SET TASK –
Print the records below exactly, from the line containing "Write a LaTeX" down to the line containing "(0,0) rectangle (787,378);", both lines included, and omit every picture.

Data items
____________________

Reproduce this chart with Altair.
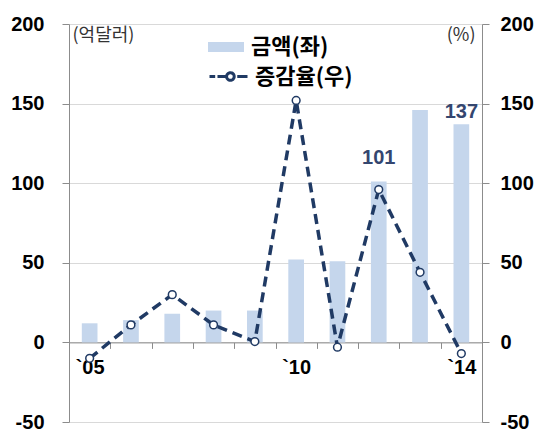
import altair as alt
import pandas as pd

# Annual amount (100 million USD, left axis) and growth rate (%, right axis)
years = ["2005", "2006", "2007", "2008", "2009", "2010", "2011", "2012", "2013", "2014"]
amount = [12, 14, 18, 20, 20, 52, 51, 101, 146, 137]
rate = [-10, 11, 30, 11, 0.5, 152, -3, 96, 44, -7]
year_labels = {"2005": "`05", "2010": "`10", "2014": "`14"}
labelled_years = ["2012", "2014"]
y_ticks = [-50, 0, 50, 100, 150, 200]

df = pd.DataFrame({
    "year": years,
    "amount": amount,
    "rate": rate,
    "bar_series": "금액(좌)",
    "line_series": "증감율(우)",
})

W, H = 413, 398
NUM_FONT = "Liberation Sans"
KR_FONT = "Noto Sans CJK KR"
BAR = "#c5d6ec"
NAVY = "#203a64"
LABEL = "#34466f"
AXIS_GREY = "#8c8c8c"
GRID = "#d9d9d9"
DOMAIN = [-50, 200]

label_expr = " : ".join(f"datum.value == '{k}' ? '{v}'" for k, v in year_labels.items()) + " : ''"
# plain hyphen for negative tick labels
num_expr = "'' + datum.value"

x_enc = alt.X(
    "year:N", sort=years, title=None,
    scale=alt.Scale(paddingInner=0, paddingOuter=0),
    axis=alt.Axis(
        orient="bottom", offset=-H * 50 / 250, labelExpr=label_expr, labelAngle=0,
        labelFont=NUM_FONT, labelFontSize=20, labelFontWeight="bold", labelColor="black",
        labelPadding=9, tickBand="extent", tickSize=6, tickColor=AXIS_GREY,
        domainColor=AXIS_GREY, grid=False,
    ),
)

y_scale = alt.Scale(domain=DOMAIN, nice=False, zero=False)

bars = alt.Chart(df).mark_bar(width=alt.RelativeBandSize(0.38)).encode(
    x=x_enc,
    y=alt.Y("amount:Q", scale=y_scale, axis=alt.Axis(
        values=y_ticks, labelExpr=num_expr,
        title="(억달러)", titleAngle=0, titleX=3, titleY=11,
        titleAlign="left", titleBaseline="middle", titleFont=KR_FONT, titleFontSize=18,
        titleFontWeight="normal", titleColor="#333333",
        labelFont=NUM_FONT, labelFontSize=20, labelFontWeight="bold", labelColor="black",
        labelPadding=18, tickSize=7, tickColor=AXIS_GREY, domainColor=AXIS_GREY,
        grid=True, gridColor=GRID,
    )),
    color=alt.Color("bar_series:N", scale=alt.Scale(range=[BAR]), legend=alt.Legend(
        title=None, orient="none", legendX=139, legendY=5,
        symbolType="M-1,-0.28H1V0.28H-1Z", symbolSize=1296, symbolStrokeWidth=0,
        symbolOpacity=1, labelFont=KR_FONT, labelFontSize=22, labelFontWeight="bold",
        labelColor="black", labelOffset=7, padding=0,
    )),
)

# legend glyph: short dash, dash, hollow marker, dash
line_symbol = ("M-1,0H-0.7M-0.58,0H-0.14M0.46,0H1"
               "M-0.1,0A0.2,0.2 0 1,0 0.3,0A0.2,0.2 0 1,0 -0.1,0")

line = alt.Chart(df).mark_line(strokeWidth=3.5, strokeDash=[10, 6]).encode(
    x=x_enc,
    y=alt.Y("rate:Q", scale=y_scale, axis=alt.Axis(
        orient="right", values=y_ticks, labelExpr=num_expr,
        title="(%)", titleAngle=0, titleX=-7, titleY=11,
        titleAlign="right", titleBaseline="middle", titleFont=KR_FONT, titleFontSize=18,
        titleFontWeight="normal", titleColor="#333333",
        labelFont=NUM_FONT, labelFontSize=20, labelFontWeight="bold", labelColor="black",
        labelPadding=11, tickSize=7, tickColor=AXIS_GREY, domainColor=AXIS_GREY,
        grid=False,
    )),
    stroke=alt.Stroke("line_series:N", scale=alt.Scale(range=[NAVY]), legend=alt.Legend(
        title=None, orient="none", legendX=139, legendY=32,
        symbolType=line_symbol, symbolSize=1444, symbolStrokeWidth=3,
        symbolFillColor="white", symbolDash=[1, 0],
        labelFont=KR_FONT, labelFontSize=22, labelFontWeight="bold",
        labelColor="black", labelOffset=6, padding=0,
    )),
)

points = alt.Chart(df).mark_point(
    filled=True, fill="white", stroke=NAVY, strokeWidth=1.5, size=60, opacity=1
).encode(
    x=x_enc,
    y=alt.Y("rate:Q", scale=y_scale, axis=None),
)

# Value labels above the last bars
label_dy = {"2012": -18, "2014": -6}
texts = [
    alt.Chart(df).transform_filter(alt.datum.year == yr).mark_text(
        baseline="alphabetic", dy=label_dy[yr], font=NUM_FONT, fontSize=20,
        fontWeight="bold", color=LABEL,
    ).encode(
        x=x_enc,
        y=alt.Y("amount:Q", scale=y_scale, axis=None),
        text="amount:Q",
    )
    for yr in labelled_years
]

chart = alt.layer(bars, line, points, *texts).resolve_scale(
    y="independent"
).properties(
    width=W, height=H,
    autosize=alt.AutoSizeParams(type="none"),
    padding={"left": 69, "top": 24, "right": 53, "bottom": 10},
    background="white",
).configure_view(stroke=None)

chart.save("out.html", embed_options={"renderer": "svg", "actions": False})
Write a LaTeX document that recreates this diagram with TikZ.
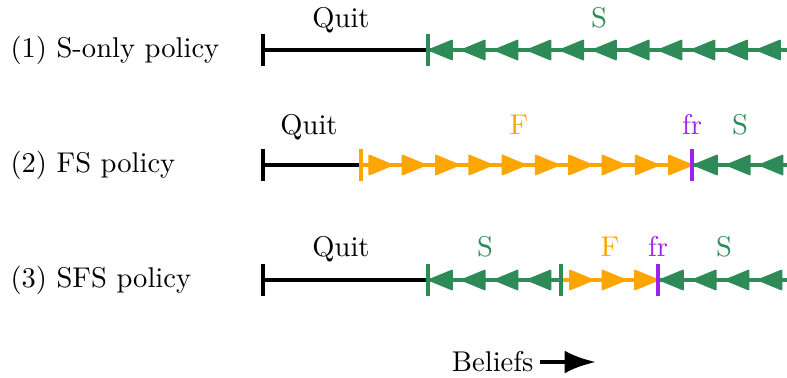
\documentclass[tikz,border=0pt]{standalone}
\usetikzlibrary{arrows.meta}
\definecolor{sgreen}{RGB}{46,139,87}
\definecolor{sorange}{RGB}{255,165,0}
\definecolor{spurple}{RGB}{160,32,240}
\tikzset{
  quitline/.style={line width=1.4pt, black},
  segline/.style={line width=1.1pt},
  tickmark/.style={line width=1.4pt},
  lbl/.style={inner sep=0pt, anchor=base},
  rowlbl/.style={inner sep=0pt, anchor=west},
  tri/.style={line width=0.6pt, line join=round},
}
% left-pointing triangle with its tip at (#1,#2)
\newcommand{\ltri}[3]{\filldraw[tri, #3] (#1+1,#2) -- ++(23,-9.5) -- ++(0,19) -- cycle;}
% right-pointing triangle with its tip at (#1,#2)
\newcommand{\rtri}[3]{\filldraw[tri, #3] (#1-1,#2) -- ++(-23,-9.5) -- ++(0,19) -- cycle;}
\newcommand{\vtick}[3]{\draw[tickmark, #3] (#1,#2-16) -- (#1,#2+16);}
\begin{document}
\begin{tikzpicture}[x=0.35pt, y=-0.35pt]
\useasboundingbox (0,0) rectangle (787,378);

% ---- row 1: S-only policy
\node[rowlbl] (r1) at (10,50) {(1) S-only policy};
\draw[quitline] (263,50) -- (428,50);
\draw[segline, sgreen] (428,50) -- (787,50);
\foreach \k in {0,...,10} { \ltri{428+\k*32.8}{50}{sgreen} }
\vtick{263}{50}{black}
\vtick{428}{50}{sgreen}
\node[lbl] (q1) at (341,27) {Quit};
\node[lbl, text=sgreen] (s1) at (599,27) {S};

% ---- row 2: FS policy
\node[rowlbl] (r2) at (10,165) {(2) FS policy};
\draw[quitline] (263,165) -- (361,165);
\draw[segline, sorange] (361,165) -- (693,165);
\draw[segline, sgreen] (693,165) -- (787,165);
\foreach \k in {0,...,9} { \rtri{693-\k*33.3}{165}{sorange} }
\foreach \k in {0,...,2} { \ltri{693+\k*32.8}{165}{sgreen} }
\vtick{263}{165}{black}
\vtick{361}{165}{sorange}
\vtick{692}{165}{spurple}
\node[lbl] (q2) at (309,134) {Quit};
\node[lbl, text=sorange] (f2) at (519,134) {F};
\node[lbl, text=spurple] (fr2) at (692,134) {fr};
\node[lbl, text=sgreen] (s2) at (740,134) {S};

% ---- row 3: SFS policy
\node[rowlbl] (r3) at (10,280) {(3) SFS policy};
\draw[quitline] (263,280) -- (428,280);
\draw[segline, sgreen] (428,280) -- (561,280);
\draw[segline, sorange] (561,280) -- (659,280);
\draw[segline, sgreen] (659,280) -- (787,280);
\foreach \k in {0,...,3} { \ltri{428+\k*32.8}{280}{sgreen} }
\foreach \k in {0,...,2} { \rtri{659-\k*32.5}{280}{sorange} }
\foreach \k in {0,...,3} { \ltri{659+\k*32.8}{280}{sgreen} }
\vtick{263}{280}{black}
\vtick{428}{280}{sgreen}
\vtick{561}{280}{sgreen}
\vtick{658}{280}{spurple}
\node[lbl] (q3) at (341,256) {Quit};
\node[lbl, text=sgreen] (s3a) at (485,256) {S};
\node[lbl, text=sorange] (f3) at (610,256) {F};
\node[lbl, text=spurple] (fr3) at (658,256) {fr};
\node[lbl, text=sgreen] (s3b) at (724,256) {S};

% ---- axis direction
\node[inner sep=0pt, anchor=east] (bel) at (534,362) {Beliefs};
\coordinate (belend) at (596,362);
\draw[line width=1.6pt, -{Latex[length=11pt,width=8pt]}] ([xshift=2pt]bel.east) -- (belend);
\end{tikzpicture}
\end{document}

____________________

EXPECTED ANSWER –
Write a LaTeX document that recreates this diagram with TikZ.
\documentclass[tikz,border=0pt]{standalone}
\usetikzlibrary{arrows.meta}
\definecolor{sgreen}{RGB}{46,139,87}
\definecolor{sorange}{RGB}{255,165,0}
\definecolor{spurple}{RGB}{160,32,240}
\tikzset{
  quitline/.style={line width=1.4pt, black},
  segline/.style={line width=1.1pt},
  tickmark/.style={line width=1.4pt},
  lbl/.style={inner sep=0pt, anchor=base},
  rowlbl/.style={inner sep=0pt, anchor=west},
  tri/.style={line width=0.6pt, line join=round},
}
% left-pointing triangle with its tip at (#1,#2)
\newcommand{\ltri}[3]{\filldraw[tri, #3] (#1+1,#2) -- ++(23,-9.5) -- ++(0,19) -- cycle;}
% right-pointing triangle with its tip at (#1,#2)
\newcommand{\rtri}[3]{\filldraw[tri, #3] (#1-1,#2) -- ++(-23,-9.5) -- ++(0,19) -- cycle;}
\newcommand{\vtick}[3]{\draw[tickmark, #3] (#1,#2-16) -- (#1,#2+16);}
\begin{document}
\begin{tikzpicture}[x=0.35pt, y=-0.35pt]
\useasboundingbox (0,0) rectangle (787,378);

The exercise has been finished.